A verbatim copy is needed of the lines from the one containing "Convert this chart to seaborn" down to the one containing "sort=False)", inclusive. Print it with no pictures.
-.-.-
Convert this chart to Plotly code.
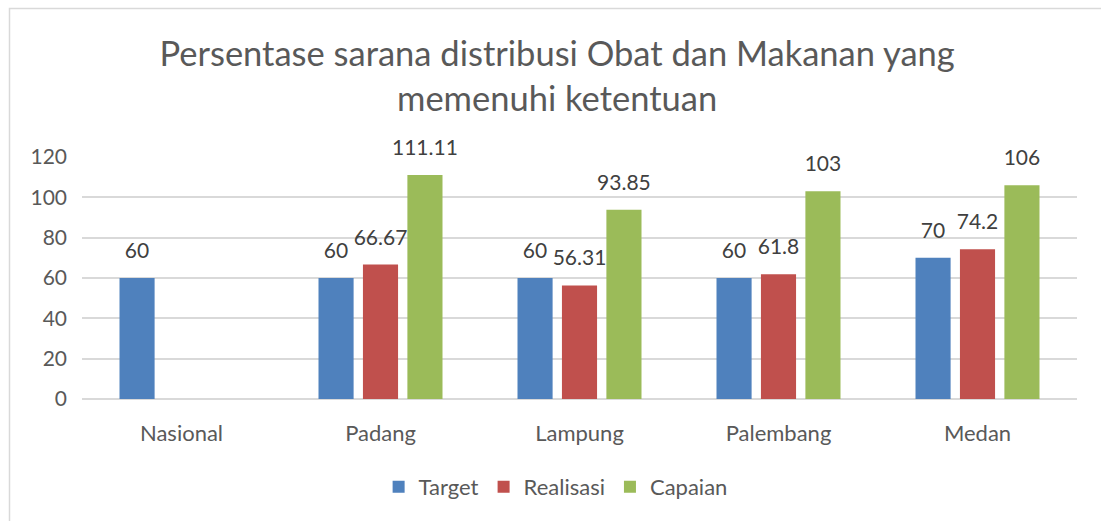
import plotly.graph_objects as go

# Data
categories = ["Nasional", "Padang", "Lampung", "Palembang", "Medan"]
target = [60, 60, 60, 60, 70]
realisasi = [None, 66.67, 56.31, 61.8, 74.2]
capaian = [None, 111.11, 93.85, 103, 106]

series = [
    ("Target", target, "#4F81BD"),
    ("Realisasi", realisasi, "#C0504D"),
    ("Capaian", capaian, "#9BBB59"),
]

FONT = "Lato"
TEXT = "#595959"
LABEL = "#404040"

fig = go.Figure()

for name, vals, color in series:
    fig.add_trace(go.Bar(
        name=name, x=categories, y=vals,
        marker=dict(color=color, line=dict(width=0)),
        offsetgroup=name,
        hoverinfo="skip",
    ))

# value labels, grouped the same way as the bars
for name, vals, color in series:
    fig.add_trace(go.Scatter(
        x=categories, y=vals,
        mode="markers+text",
        text=[("" if v is None else f"{v:g}") for v in vals],
        textposition="top center",
        textfont=dict(family=FONT, size=21, color=LABEL),
        marker=dict(size=22, opacity=0),
        offsetgroup=name,
        showlegend=False,
        hoverinfo="skip",
        cliponaxis=False,
    ))

# pixel geometry of the plot area
W, H = 1101, 521
L, R, T, B = 82, 24, 157, 122
pw, ph = W - L - R, H - T - B

def px_x(p):
    return (p - L) / pw

def px_y(p):
    return (H - B - p) / ph

fig.add_shape(
    type="rect", xref="paper", yref="paper",
    x0=px_x(9.5), x1=px_x(1110), y0=px_y(530), y1=px_y(8.5),
    line=dict(color="#D9D9D9", width=1.5), fillcolor="rgba(0,0,0,0)",
    layer="below",
)

fig.update_layout(
    width=W, height=H,
    margin=dict(l=L, r=R, t=T, b=B, autoexpand=False),
    paper_bgcolor="white", plot_bgcolor="white",
    barmode="group", bargap=0.33, bargroupgap=0.21,
    scattermode="group", scattergap=0.33,
    font=dict(family=FONT, color=TEXT),
    title=dict(
        text="Persentase sarana distribusi Obat dan Makanan yang<br>memenuhi ketentuan",
        x=0.506, xref="container", xanchor="center",
        y=1 - 66 / H, yref="container", yanchor="top",
        font=dict(family=FONT, size=34.5, color=TEXT),
    ),
    xaxis=dict(
        showgrid=False, showline=False, zeroline=False,
        tickfont=dict(family=FONT, size=22, color=TEXT),
        ticklabelstandoff=19,
    ),
    yaxis=dict(
        range=[0, 120], dtick=20, tick0=0,
        showgrid=True, gridcolor="#D9D9D9", gridwidth=1.5,
        zeroline=True, zerolinecolor="#D9D9D9", zerolinewidth=1.5,
        showline=False,
        tickfont=dict(family=FONT, size=21, color=TEXT),
        ticklabelstandoff=14,
    ),
    legend=dict(
        orientation="h", x=0.476, xanchor="center",
        y=px_y(487), yanchor="middle",
        font=dict(family=FONT, size=22, color=TEXT),
        itemwidth=30, tracegroupgap=0,
    ),
    showlegend=True,
)

fig.write_html("out.html")
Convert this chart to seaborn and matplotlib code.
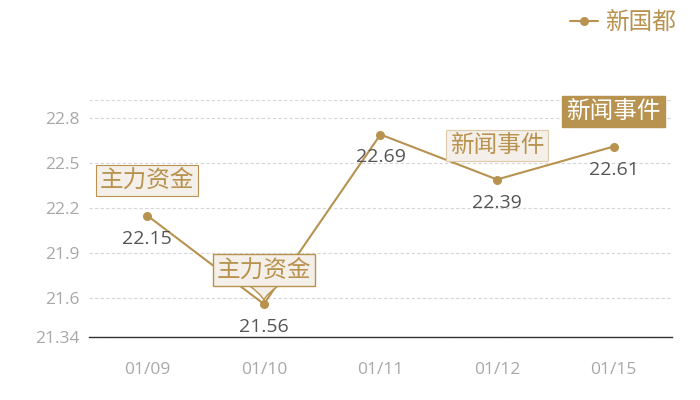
import matplotlib
matplotlib.use("Agg")
import matplotlib.pyplot as plt
import seaborn as sns
import pandas as pd

dates = ["01/09", "01/10", "01/11", "01/12", "01/15"]
prices = [22.15, 21.56, 22.69, 22.39, 22.61]
series_name = "新国都"
yticks = [21.34, 21.6, 21.9, 22.2, 22.5, 22.8]
ytick_labels = ["21.34", "21.6", "21.9", "22.2", "22.5", "22.8"]
event_dates = ["01/09", "01/10", "01/12", "01/15"]
event_texts = ["主力资金", "主力资金", "新闻事件", "新闻事件"]

sns.set_theme(style="white")
plt.rcParams['font.family'] = ['Noto Sans CJK SC', 'DejaVu Sans']

GOLD = "#b8924f"
GRID = "#d6d6d6"
TICK = "#a8a8a8"
LABEL = "#555555"
BOXFC = "#f4efe8"
NUMFONT = ['Open Sans', 'DejaVu Sans']

df = pd.DataFrame({"date": dates, "price": prices})
fig = plt.figure(figsize=(7, 4), dpi=100)
ax = fig.add_axes([0.127, 0.1575, 0.833, 0.5925])

sns.lineplot(data=df, x="date", y="price", ax=ax, color=GOLD, marker="o",
             markersize=6.5, markeredgewidth=0, linewidth=1.5, label=series_name,
             sort=False)

ax.set_xlim(-0.5, len(dates) - 0.5)
ax.set_ylim(21.34, 22.92)
ax.set_yticks(yticks + [22.92])
ax.set_yticklabels(ytick_labels + [""])
ax.grid(axis="y", color=GRID, linestyle=(0, (3, 2)), linewidth=0.8)
ax.grid(axis="x", visible=False)
for s in ["top", "right", "left"]:
    ax.spines[s].set_visible(False)
ax.spines["bottom"].set_color("#333333")
ax.spines["bottom"].set_linewidth(1.0)
ax.tick_params(axis="x", length=0, pad=18, labelsize=12.5, labelcolor=TICK)
ax.tick_params(axis="y", length=0, pad=7, labelsize=12.5, labelcolor=TICK)
for lab in ax.get_xticklabels() + ax.get_yticklabels():
    lab.set_family(NUMFONT)
ax.set_xlabel("")
ax.set_ylabel("")

# value labels
for i, v in enumerate(prices):
    ax.annotate(f"{v:.2f}", xy=(i, v), xytext=(0, -23), textcoords="offset pixels",
                ha="center", va="center", fontsize=14, color=LABEL, family=NUMFONT)

# event boxes
offsets = {"01/09": (0, 35), "01/10": (0, 34), "01/12": (0, 34), "01/15": (0, 35)}
for d, t in zip(event_dates, event_texts):
    idx = dates.index(d)
    v = prices[idx]
    dx, dy = offsets[d]
    if d == "01/15":
        ax.annotate(t, xy=(idx, v), xytext=(dx, dy), textcoords="offset pixels",
                    ha="center", va="center", fontsize=17, color="white",
                    bbox=dict(boxstyle="square,pad=0.17", fc=GOLD, ec=GOLD), zorder=5)
    elif d == "01/10":
        ax.annotate(t, xy=(idx, v), xytext=(dx, dy), textcoords="offset pixels",
                    ha="center", va="center", fontsize=17, color=GOLD,
                    bbox=dict(boxstyle="square,pad=0.17", fc=BOXFC, ec=GOLD, lw=1),
                    arrowprops=dict(arrowstyle="wedge,tail_width=1.2,shrink_factor=0.4",
                                    fc=BOXFC, ec=GOLD, lw=1, shrinkB=3, shrinkA=0),
                    zorder=5)
    else:
        ec = GOLD if d == "01/09" else "#dfcbaa"
        ax.annotate(t, xy=(idx, v), xytext=(dx, dy), textcoords="offset pixels",
                    ha="center", va="center", fontsize=17, color=GOLD,
                    bbox=dict(boxstyle="square,pad=0.17", fc=BOXFC, ec=ec, lw=0.8),
                    zorder=5)

ax.get_legend().remove()
leg = fig.legend(loc="upper right", bbox_to_anchor=(0.993, 1.02), frameon=False,
                 fontsize=17, handlelength=1.2, handletextpad=0.3, borderpad=0.3)
for txt in leg.get_texts():
    txt.set_color(GOLD)

fig.savefig("out.png", dpi=100)
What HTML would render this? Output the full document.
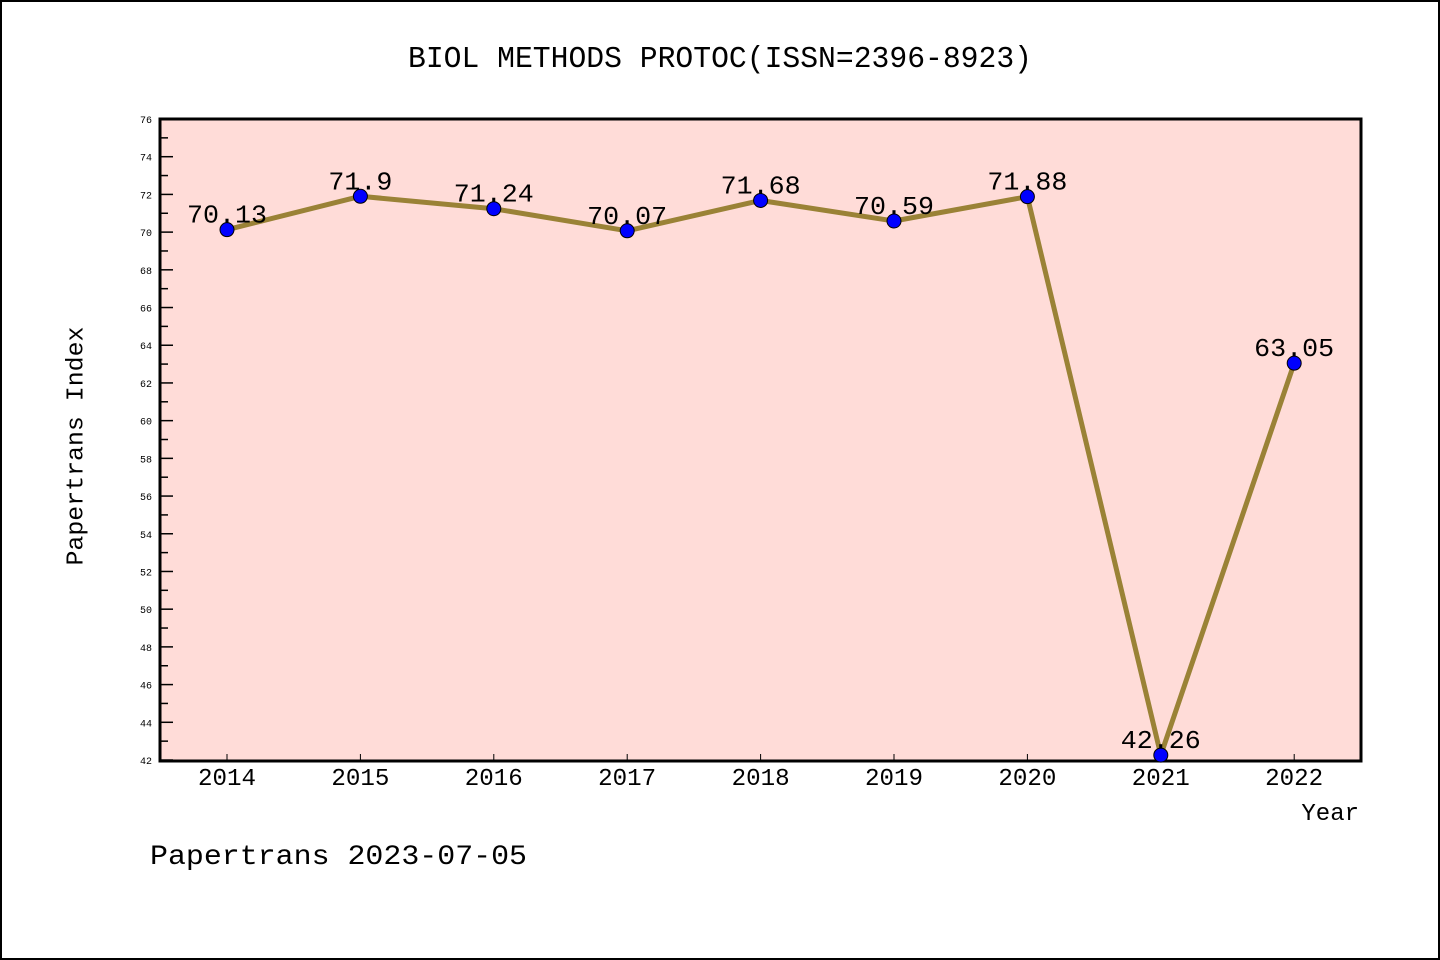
<!DOCTYPE html>
<html><head><meta charset="utf-8"><style>body{margin:0}svg{display:block}text{font-family:"Liberation Mono","WenQuanYi Zen Hei",monospace}</style></head>
<body>
<svg id="chart" width="1440" height="960">
<rect x="1" y="1" width="1438" height="958" fill="#fff" stroke="#000" stroke-width="2"/>
<text x="720" y="67" text-anchor="middle" font-size="31" textLength="624" lengthAdjust="spacingAndGlyphs">BIOL METHODS PROTOC(ISSN=2396-8923)</text>
<rect x="160" y="119" width="1201" height="642" fill="#ffdcd8"/>
<g id="yticks"></g><g id="xticks"></g>
<rect x="160" y="119" width="1201" height="642" fill="none" stroke="#000" stroke-width="3"/>
<g id="series"></g>
<text x="76" y="446" transform="rotate(-90 76 446)" text-anchor="middle" dominant-baseline="middle" font-size="24" textLength="239" lengthAdjust="spacingAndGlyphs">Papertrans Index</text>
<text x="1359" y="820" text-anchor="end" font-size="24">Year</text>
<text x="150" y="864" font-size="28" textLength="377" lengthAdjust="spacingAndGlyphs">Papertrans 2023-07-05</text>
</svg>
<script>
const years=["2014","2015","2016","2017","2018","2019","2020","2021","2022"];
const values=[70.13,71.9,71.24,70.07,71.68,70.59,71.88,42.26,63.05];
const labels=["70.13","71.9","71.24","70.07","71.68","70.59","71.88","42.26","63.05"];
const yMin=42,yMax=76;
const NS="http://www.w3.org/2000/svg";
function y(v){return 760-(v-yMin)/(yMax-yMin)*641;}
function x(i){return 227+i*133.4;}
function mk(t,a,p){const e=document.createElementNS(NS,t);for(const k in a)e.setAttribute(k,a[k]);p.appendChild(e);return e;}
const yt=document.getElementById('yticks');
for(let v=yMin;v<=yMax;v++){
 const major=(v%2===0);
 const l=mk('line',{x1:160,x2:160+(major?13:8),y1:y(v),y2:y(v),stroke:'#000','stroke-width':1.5},yt);
 
 
 if(major){const t=mk('text',{x:152,y:y(v)+4,'text-anchor':'end','font-size':10},yt);t.textContent=v;
 
 }
}
const xt=document.getElementById('xticks');
years.forEach((yr,i)=>{
 const l=mk('line',{x1:x(i),x2:x(i),y1:760,y2:754,stroke:'#000','stroke-width':1},xt);
 
 
 const t=mk('text',{x:x(i),y:785,'text-anchor':'middle','font-size':24,textLength:58,lengthAdjust:'spacingAndGlyphs'},xt);t.textContent=yr;
 
 
});
const s=document.getElementById('series');
const line=mk('polyline',{points:values.map((v,i)=>x(i)+','+y(v)).join(' '),fill:'none',stroke:'#9a8236','stroke-width':5,'stroke-linejoin':'round'},s);


values.forEach((v,i)=>{
 const c=mk('circle',{cx:x(i),cy:y(v),r:7,fill:'#0000ff',stroke:'#000','stroke-width':1},s);
 
 
 const t=mk('text',{x:x(i),y:y(v)-7,'text-anchor':'middle','font-size':26,textLength:labels[i].length*16,lengthAdjust:'spacingAndGlyphs'},s);t.textContent=labels[i];
 
 
});
</script>
</body></html>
-.-.-
◆ Correct result:
Convert this chart to seaborn and matplotlib code.
import matplotlib
matplotlib.use("Agg")
import matplotlib.pyplot as plt
import seaborn as sns
import pandas as pd

dates = ["01/09", "01/10", "01/11", "01/12", "01/15"]
prices = [22.15, 21.56, 22.69, 22.39, 22.61]
series_name = "新国都"
yticks = [21.34, 21.6, 21.9, 22.2, 22.5, 22.8]
ytick_labels = ["21.34", "21.6", "21.9", "22.2", "22.5", "22.8"]
event_dates = ["01/09", "01/10", "01/12", "01/15"]
event_texts = ["主力资金", "主力资金", "新闻事件", "新闻事件"]

sns.set_theme(style="white")
plt.rcParams['font.family'] = ['Noto Sans CJK SC', 'DejaVu Sans']

GOLD = "#b8924f"
GRID = "#d6d6d6"
TICK = "#a8a8a8"
LABEL = "#555555"
BOXFC = "#f4efe8"
NUMFONT = ['Open Sans', 'DejaVu Sans']

df = pd.DataFrame({"date": dates, "price": prices})
fig = plt.figure(figsize=(7, 4), dpi=100)
ax = fig.add_axes([0.127, 0.1575, 0.833, 0.5925])

sns.lineplot(data=df, x="date", y="price", ax=ax, color=GOLD, marker="o",
             markersize=6.5, markeredgewidth=0, linewidth=1.5, label=series_name,
             sort=False)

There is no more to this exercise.